Waynesboro middle-schoolers sample college life

May 17, 2010|By JENNIFER FITCH

MONT ALTO, Pa. -- Waynesboro Area Middle School seventh-graders are swapping their regular classrooms this week for the ones at Penn State Mont Alto, where they are learning about things like physical therapy, the human body and physics.

They're also getting a taste of college life by eating in the campus cafe and touring the dorms.

"It's awesome," Jared Weisbrod said of the experience.

The annual field trips are sponsored by the Waynesboro Area Business, Education and Community Foundation. All seventh-graders will be given an opportunity to participate Monday through Wednesday.

A.J. Sprenkle, 13, experienced how an electric-stimulation machine can move muscles in someone's arm. He described the sensation as "kind of weird."

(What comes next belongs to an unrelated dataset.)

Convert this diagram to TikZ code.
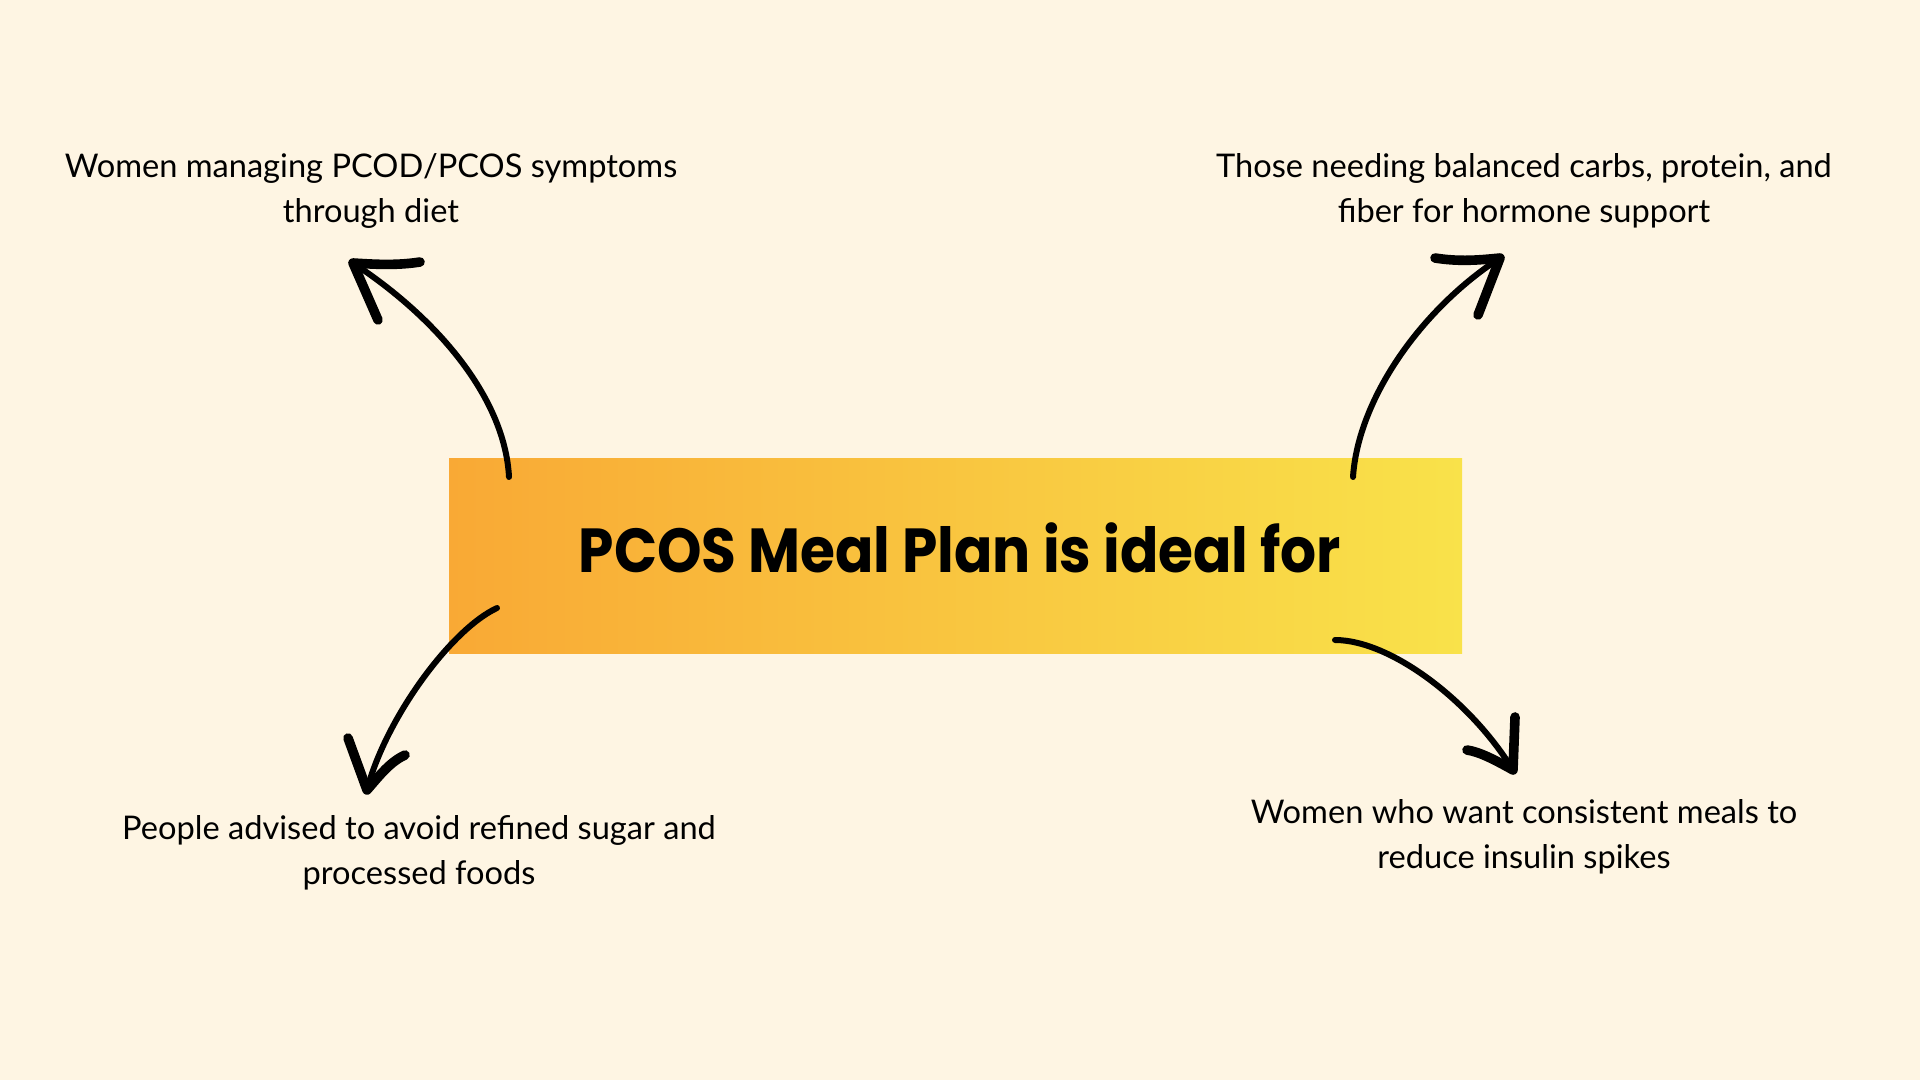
\documentclass[tikz,border=0pt]{standalone}
\usepackage{fontspec}
\setmainfont{Lato}
\newfontfamily\titlefont[FakeStretch=0.91]{Poppins}
\definecolor{bgcream}{HTML}{FEF5E3}
\definecolor{leftorange}{HTML}{F9A935}
\definecolor{rightyellow}{HTML}{F9E24A}
\begin{document}
\begin{tikzpicture}[x=0.5pt,y=-0.5pt,
  lbl/.style={align=center,font=\fontsize{16.3}{22.5}\selectfont,text=black},
  curvy/.style={line width=3pt,line cap=round,black},
  barb/.style={line width=4.8pt,line cap=round,line join=round,black}]
\fill[bgcream] (0,0) rectangle (1920,1080);
\useasboundingbox (0,0) rectangle (1920,1080);
\shade[left color=leftorange,right color=rightyellow] (449,458) rectangle (1462,653);
\node (box) at (955.5,555.5) [minimum width=1013*0.5pt, minimum height=195*0.5pt, inner sep=0pt] {};
\node (title) at (960,548) {\titlefont\bfseries\fontsize{31.1}{36}\selectfont PCOS Meal Plan is ideal for};

\node[lbl] (tl) at (371,191) {Women managing PCOD/PCOS symptoms\\through diet};
\node[lbl] (tr) at (1524,191) {Those needing balanced carbs, protein, and\\fiber for hormone support};
\node[lbl] (bl) at (419,853) {People advised to avoid refined sugar and\\processed foods};
\node[lbl] (br) at (1524,837) {Women who want consistent meals to\\reduce insulin spikes};

\coordinate (tlA) at (509,477); \coordinate (tlB) at (353,263);
\coordinate (trA) at (1353,477); \coordinate (trB) at (1500,258);
\coordinate (blA) at (497,608); \coordinate (blB) at (367,790);
\coordinate (brA) at (1335,640); \coordinate (brB) at (1513,770);

\draw[curvy] (tlA) .. controls (505,400) and (440,320) .. (tlB);
\draw[barb] (420,262) .. controls (395,266) and (370,264) .. (tlB) -- (378,320);
\draw[curvy] (trA) .. controls (1358,400) and (1420,310) .. (trB);
\draw[barb] (1435,258) .. controls (1460,262) and (1480,260) .. (trB) -- (1478,315);
\draw[curvy] (blA) .. controls (450,630) and (385,720) .. (blB);
\draw[barb] (348,738) -- (blB) .. controls (380,775) and (390,762) .. (405,755);
\draw[curvy] (brA) .. controls (1390,640) and (1470,700) .. (brB);
\draw[barb] (1515,717) -- (brB) .. controls (1495,760) and (1480,752) .. (1467,750);
\end{tikzpicture}
\end{document}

Andrew Miller, 13, worked with the school's iStan mannequin that "blinks" and "breathes" using a computer. That class also taught how to monitor basic body functions.

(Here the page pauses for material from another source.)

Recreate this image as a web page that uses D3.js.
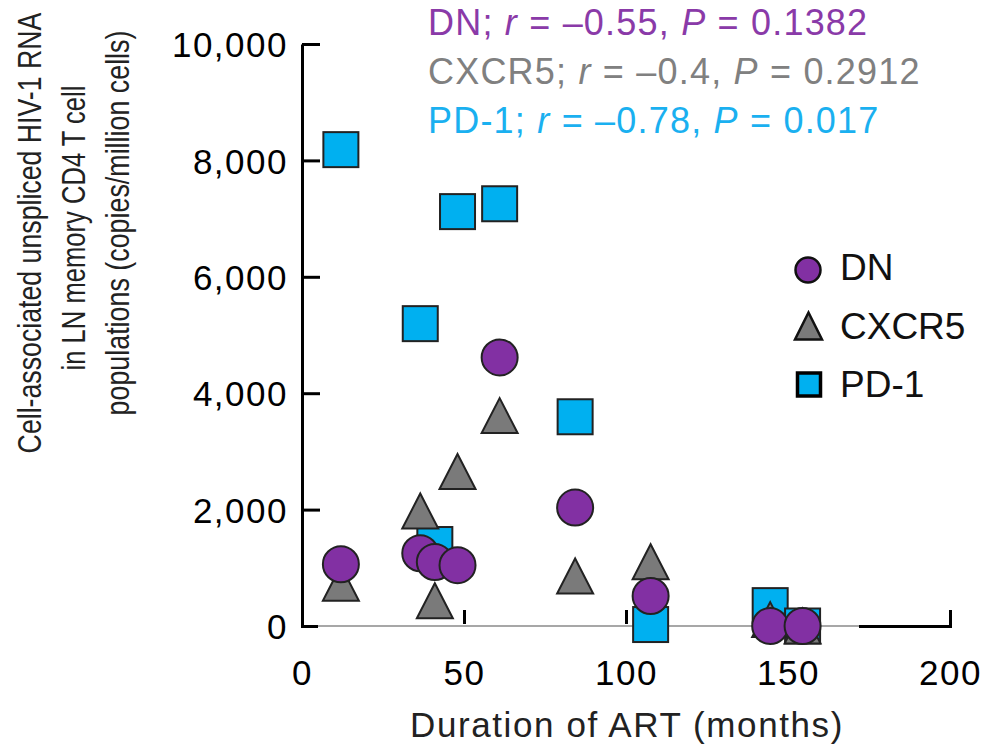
<!DOCTYPE html>
<html>
<head>
<meta charset="utf-8">
<script src="https://cdn.jsdelivr.net/npm/d3@7"></script>
<style>
body { margin: 0; background: #fff; }
text { font-family: "Liberation Sans", Arial, Helvetica, sans-serif; }
</style>
</head>
<body>
<script>
// duration of ART (months), one entry per patient
var months = [12, 36.5, 41, 48, 61, 84.3, 107.6, 144.5, 154.5];
// copies / million cells
var dnValues = [1060, 1250, 1100, 1045, 4615, 2035, 515, 0, 0];
var cxcr5Values = [735, 1975, 435, 2655, 3615, 860, 1105, 110, 0];
var pd1Values = [8185, 5195, 1400, 7120, 7255, 3595, 25, 350, 0];

var xTicks = [0, 50, 100, 150, 200];
var yTicks = [0, 2000, 4000, 6000, 8000, 10000];

var groups = ["DN", "CXCR5", "PD-1"];
var rValues = ["\u20130.55", "\u20130.4", "\u20130.78"];
var pValues = ["0.1382", "0.2912", "0.017"];
var colors = { "DN": "#8230a3", "CXCR5": "#7a7a7a", "PD-1": "#00b0f0" };
var textColors = { "DN": "#8a3aa8", "CXCR5": "#808080", "PD-1": "#1ab0f0" };

var svg = d3.select("body").append("svg")
	.attr("width", 987)
	.attr("height", 749);

var x = d3.scaleLinear().domain([0, 200]).range([302, 950]);
var y = d3.scaleLinear().domain([0, 10000]).range([626, 44]);

// y axis, ticks pointing inward
var yAxis = svg.append("g")
	.attr("transform", "translate(" + x(0) + ",0)")
	.call(d3.axisLeft(y).tickValues(yTicks).tickSizeInner(-18).tickSizeOuter(0).tickPadding(14)
		.tickFormat(d3.format(",")));
yAxis.selectAll("path, line").attr("stroke", "#000").attr("stroke-width", 3);
yAxis.selectAll("text")
	.attr("font-size", 35)
	.attr("letter-spacing", 1.5)
	.attr("fill", "#000")
	.attr("dy", "0.36em");

// x axis
var xAxis = svg.append("g")
	.attr("transform", "translate(0," + y(0) + ")")
	.call(d3.axisBottom(x).tickValues(xTicks).tickSizeInner(-16).tickSizeOuter(-16).tickPadding(34));
xAxis.selectAll("path, line").attr("stroke", "#000").attr("stroke-width", 3);
xAxis.selectAll("text")
	.attr("font-size", 35)
	.attr("letter-spacing", 1.5)
	.attr("fill", "#000");

// the thin grey piece of the baseline
svg.append("line")
	.attr("x1", 318).attr("x2", 859)
	.attr("y1", y(0)).attr("y2", y(0))
	.attr("stroke", "#fff").attr("stroke-width", 4);
svg.append("line")
	.attr("x1", 318).attr("x2", 859)
	.attr("y1", y(0)).attr("y2", y(0))
	.attr("stroke", "#8a8a8a").attr("stroke-width", 1.6);

function triPath(cx, cy, w, h) {
	return "M" + cx + "," + (cy - h / 2) + "L" + (cx + w / 2) + "," + (cy + h / 2) +
		"L" + (cx - w / 2) + "," + (cy + h / 2) + "Z";
}

// PD-1 squares
svg.selectAll("rect.pd1")
	.data(pd1Values)
	.enter().append("rect")
		.attr("class", "pd1")
		.attr("x", function(d, i) { return x(months[i]) - 17.5; })
		.attr("y", function(d, i) { return y(d) - 17.5; })
		.attr("width", 35)
		.attr("height", 35)
		.attr("fill", colors["PD-1"])
		.attr("stroke", "#222")
		.attr("stroke-width", 2);

// CXCR5 triangles
svg.selectAll("path.cxcr5")
	.data(cxcr5Values)
	.enter().append("path")
		.attr("class", "cxcr5")
		.attr("d", function(d, i) { return triPath(x(months[i]), y(d), 36, 35); })
		.attr("fill", colors["CXCR5"])
		.attr("stroke", "#222")
		.attr("stroke-width", 2);

// DN circles
svg.selectAll("circle.dn")
	.data(dnValues)
	.enter().append("circle")
		.attr("class", "dn")
		.attr("cx", function(d, i) { return x(months[i]); })
		.attr("cy", function(d) { return y(d); })
		.attr("r", 18)
		.attr("fill", colors["DN"])
		.attr("stroke", "#222")
		.attr("stroke-width", 2);

// correlation text at the top
var stat = svg.selectAll("text.stat")
	.data(groups)
	.enter().append("text")
		.attr("class", "stat")
		.attr("x", 428)
		.attr("y", function(d, i) { return 35 + i * 49; })
		.attr("font-size", 36)
		.attr("letter-spacing", 1.2)
		.attr("fill", function(d) { return textColors[d]; });
stat.append("tspan").text(function(d) { return d + "; "; });
stat.append("tspan").attr("font-style", "italic").text("r");
stat.append("tspan").text(function(d, i) { return " = " + rValues[i] + ", "; });
stat.append("tspan").attr("font-style", "italic").text("P");
stat.append("tspan").text(function(d, i) { return " = " + pValues[i]; });

// legend
var legend = svg.append("g");
legend.append("circle")
	.attr("cx", 808).attr("cy", 270).attr("r", 12.5)
	.attr("fill", colors["DN"]).attr("stroke", "#111").attr("stroke-width", 2.5);
legend.append("path")
	.attr("d", triPath(808.5, 326, 27, 27))
	.attr("fill", colors["CXCR5"]).attr("stroke", "#111").attr("stroke-width", 2.5);
legend.append("rect")
	.attr("x", 797.5).attr("y", 373).attr("width", 23).attr("height", 23)
	.attr("fill", colors["PD-1"]).attr("stroke", "#000").attr("stroke-width", 3.5);
legend.selectAll("text")
	.data(groups)
	.enter().append("text")
		.attr("x", 840)
		.attr("y", function(d, i) { return 280 + i * 58.5; })
		.attr("font-size", 37)
		.attr("fill", "#111")
		.text(function(d) { return d; });

// axis titles
svg.append("text")
	.attr("x", 627)
	.attr("y", 737)
	.attr("text-anchor", "middle")
	.attr("font-size", 35)
	.attr("letter-spacing", 1.6)
	.attr("fill", "#222")
	.text("Duration of ART (months)");

// y label is narrower than the font, so squeeze it along the line
var yLabel = ["Cell-associated unspliced HIV-1 RNA", "in LN memory CD4 T cell", "populations (copies/million cells)"];
var yLabelLength = [441, 285, 385];
var ylab = svg.selectAll("g.ylab")
	.data(yLabel)
	.enter().append("g")
		.attr("class", "ylab")
		.attr("transform", function(d, i) { return "translate(" + (41 + i * 44) + "," + (233 - i * 5) + ") rotate(-90)"; });
ylab.append("text")
	.attr("text-anchor", "middle")
	.attr("font-size", 34)
	.attr("fill", "#222")
	.text(function(d) { return d; })
	.attr("transform", function(d, i) {
		var w = this.getComputedTextLength();
		return "scale(" + (yLabelLength[i] / w) + ",1)";
	});
</script>
</body>
</html>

"You check your pulse, blood pressure and heartbeat," he said.

IStan's technology impressed 12-year-old Maggie Litzinger.

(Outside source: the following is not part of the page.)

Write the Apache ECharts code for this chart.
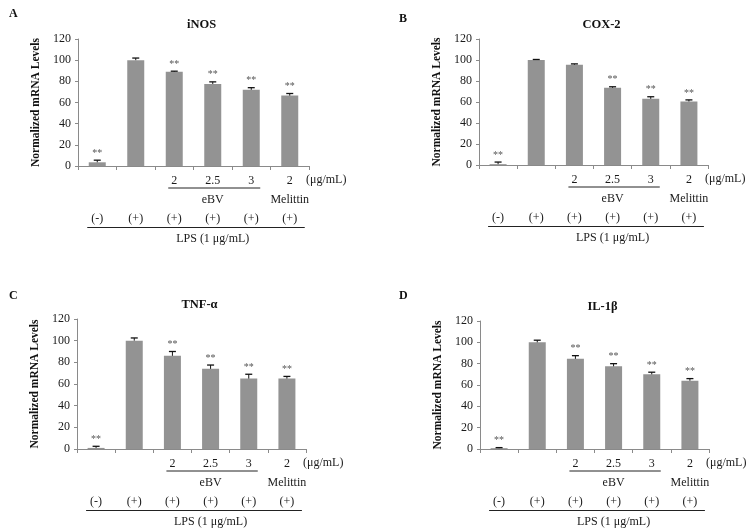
<!DOCTYPE html>
<html>
<head>
<meta charset="utf-8">
<script src="https://cdn.jsdelivr.net/npm/echarts@6/dist/echarts.min.js"></script>
<style>html,body{margin:0;padding:0;background:#fff;}#c{width:750px;height:531px;}</style>
</head>
<body>
<div id="c"></div>
<script>
// ---- data ----
const panelLetters = ['A', 'B', 'C', 'D'];
const panelTitles = ['iNOS', 'COX-2', 'TNF-α', 'IL-1β'];
const categories = ['ctrl', 'lps', 'ebv2', 'ebv25', 'ebv3', 'mel2'];
const doseLabels = ['', '', '2', '2.5', '3', '2'];
const agentLabels = ['', '', '', 'eBV', '', 'Melittin'];
const lpsLabels = ['(-)', '(+)', '(+)', '(+)', '(+)', '(+)'];
const yTicks = [0, 20, 40, 60, 80, 100, 120];

const inosValues = [3.5, 100, 89, 77.5, 72, 66.5];
const inosErrors = [2, 2, 0.6, 2, 2, 2];
const inosSig = [1, 0, 1, 1, 1, 1];

const cox2Values = [0.8, 100, 95.5, 73.5, 63, 60.5];
const cox2Errors = [2, 0.5, 0.8, 1, 2, 1.5];
const cox2Sig = [1, 0, 0, 1, 1, 1];

const tnfValues = [1, 100, 86, 74, 65, 65];
const tnfErrors = [1.5, 2.5, 4, 3.5, 4, 2];
const tnfSig = [1, 0, 1, 1, 1, 1];

const il1bValues = [0.8, 100, 84.5, 77.5, 70, 64];
const il1bErrors = [0.5, 2, 3, 2.5, 2, 2];
const il1bSig = [1, 0, 1, 1, 1, 1];

const panelValues = [inosValues, cox2Values, tnfValues, il1bValues];
const panelErrors = [inosErrors, cox2Errors, tnfErrors, il1bErrors];
const panelSig = [inosSig, cox2Sig, tnfSig, il1bSig];

// ---- layout ----
const FONT = '"Liberation Serif", "Times New Roman", serif';
const grids = [
  { left: 78, top: 39, width: 231, height: 127 },
  { left: 479, top: 39, width: 229, height: 126 },
  { left: 77, top: 319, width: 229, height: 130 },
  { left: 480, top: 321, width: 229, height: 128 }
];
const letterPos = [[4, 3], [394, 8], [4, 285], [394, 285]];
const BAR = '#939393';
const AXIS = '#8a8a8a';
const TXT = '#1a1a1a';

const chart = echarts.init(document.getElementById('c'), null, { renderer: 'canvas' });

const option = {
  backgroundColor: '#fff',
  animation: false,
  title: [],
  grid: grids.map(g => Object.assign({ containLabel: false }, g)),
  xAxis: [],
  yAxis: [],
  series: []
};

grids.forEach((g, k) => {
  option.title.push({
    text: panelLetters[k], left: letterPos[k][0], top: letterPos[k][1],
    textStyle: { fontFamily: FONT, fontSize: 12, fontWeight: 'bold', color: '#111' }
  });
  option.title.push({
    text: panelTitles[k], left: g.left + g.width / 2 + 3, top: g.top - 26, textAlign: 'center',
    textStyle: { fontFamily: FONT, fontSize: 12.5, fontWeight: 'bold', color: '#111' }
  });
  option.xAxis.push({
    type: 'category', gridIndex: k, data: categories, boundaryGap: true,
    axisLine: { lineStyle: { color: AXIS, width: 1 } },
    axisTick: { show: true, interval: 0, length: 4, lineStyle: { color: AXIS } },
    axisLabel: {
      interval: 0, margin: 5, fontFamily: FONT, fontSize: 12, color: TXT, lineHeight: 19,
      formatter: (v, i) => (doseLabels[i] || ' ') + '\n' + (agentLabels[i] || ' ') + '\n' + lpsLabels[i]
    }
  });
  option.yAxis.push({
    type: 'value', gridIndex: k, min: 0, max: 120, interval: 20,
    name: 'Normalized mRNA Levels', nameLocation: 'middle', nameGap: 36,
    nameTextStyle: { fontFamily: FONT, fontSize: 11.5, fontWeight: 'bold', color: '#111' },
    axisLine: { show: true, lineStyle: { color: AXIS, width: 1 } },
    axisTick: { show: true, length: 3, lineStyle: { color: AXIS } },
    splitLine: { show: false },
    axisLabel: { margin: 7, fontFamily: FONT, fontSize: 12, color: TXT,
      formatter: v => yTicks.includes(v) ? String(v) : '' }
  });
  option.series.push({
    type: 'bar', xAxisIndex: k, yAxisIndex: k, data: panelValues[k],
    barWidth: 17, itemStyle: { color: BAR }
  });
  option.series.push({
    type: 'custom', xAxisIndex: k, yAxisIndex: k, z: 5,
    data: panelValues[k].map((v, i) => [i, v, panelErrors[k][i], panelSig[k][i]]),
    renderItem: (params, api) => {
      const x = api.value(0), v = api.value(1), e = api.value(2), s = api.value(3);
      const b = api.coord([x, v]);
      const t = api.coord([x, v + e]);
      const children = [
        { type: 'line', shape: { x1: b[0], y1: b[1], x2: t[0], y2: t[1] }, style: { stroke: '#111', lineWidth: 1 } },
        { type: 'line', shape: { x1: t[0] - 3.5, y1: t[1], x2: t[0] + 3.5, y2: t[1] }, style: { stroke: '#111', lineWidth: 1.3 } }
      ];
      if (s) {
        children.push({ type: 'text', x: t[0], y: t[1] - 2,
          style: { text: '**', fontFamily: FONT, fontSize: 10, fill: '#555', align: 'center', verticalAlign: 'bottom' } });
      }
      return { type: 'group', children };
    }
  });
});

chart.setOption(option);

// annotation lines and spanning texts, placed from the axes' own scales
const graphics = [];
grids.forEach((g, k) => {
  const cx = i => chart.convertToPixel({ xAxisIndex: k }, categories[i]);
  const y0 = chart.convertToPixel({ yAxisIndex: k }, 0);
  const right = g.left + g.width;
  graphics.push({ type: 'text', x: right - 3, y: y0 + 14,
    style: { text: '(μg/mL)', fontFamily: FONT, fontSize: 12, fill: TXT, align: 'left', verticalAlign: 'middle' } });
  graphics.push({ type: 'line', shape: { x1: cx(2) - 6, y1: y0 + 22, x2: cx(4) + 9, y2: y0 + 22 },
    style: { stroke: '#222', lineWidth: 1 } });
  graphics.push({ type: 'line', shape: { x1: cx(0) - 10, y1: y0 + 61.5, x2: cx(5) + 15, y2: y0 + 61.5 },
    style: { stroke: '#222', lineWidth: 1 } });
  graphics.push({ type: 'text', x: cx(3), y: y0 + 73,
    style: { text: 'LPS (1 μg/mL)', fontFamily: FONT, fontSize: 12, fill: TXT, align: 'center', verticalAlign: 'middle' } });
});
chart.setOption({ graphic: graphics });
</script>
</body>
</html>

"I thought it was really, really cool," she said.

Jared's tour guide shared the legend of hauntings in the school's coffeehouse and mentioned the Nintendo Wii in the dormitory lobby.

"We saw everything from the cafeteria to the library and the dorms," said Jared, 12.

Emily Egolf's aunt works in physical therapy, so Emily was able to learn more about what she does. That field appeals to her as a possible future occupation.

"I want to help people and be with people," said Emily, 12.

Professor Renee Borromeo described people skills as an important qualification for physical therapists and their assistants.

"There are a lot of jobs available in physical therapy," she told the children.

In addition to the electric-stimulation machine, Borromeo allowed students to explore wheelchairs and crutches, models of bones and equipment like balance balls.

"It's neat to learn how these things can make someone stronger," Emily said.

Maggie said she appreciated the classes and hands-on labs.

"It shows you a lot of opportunities you can do," she said.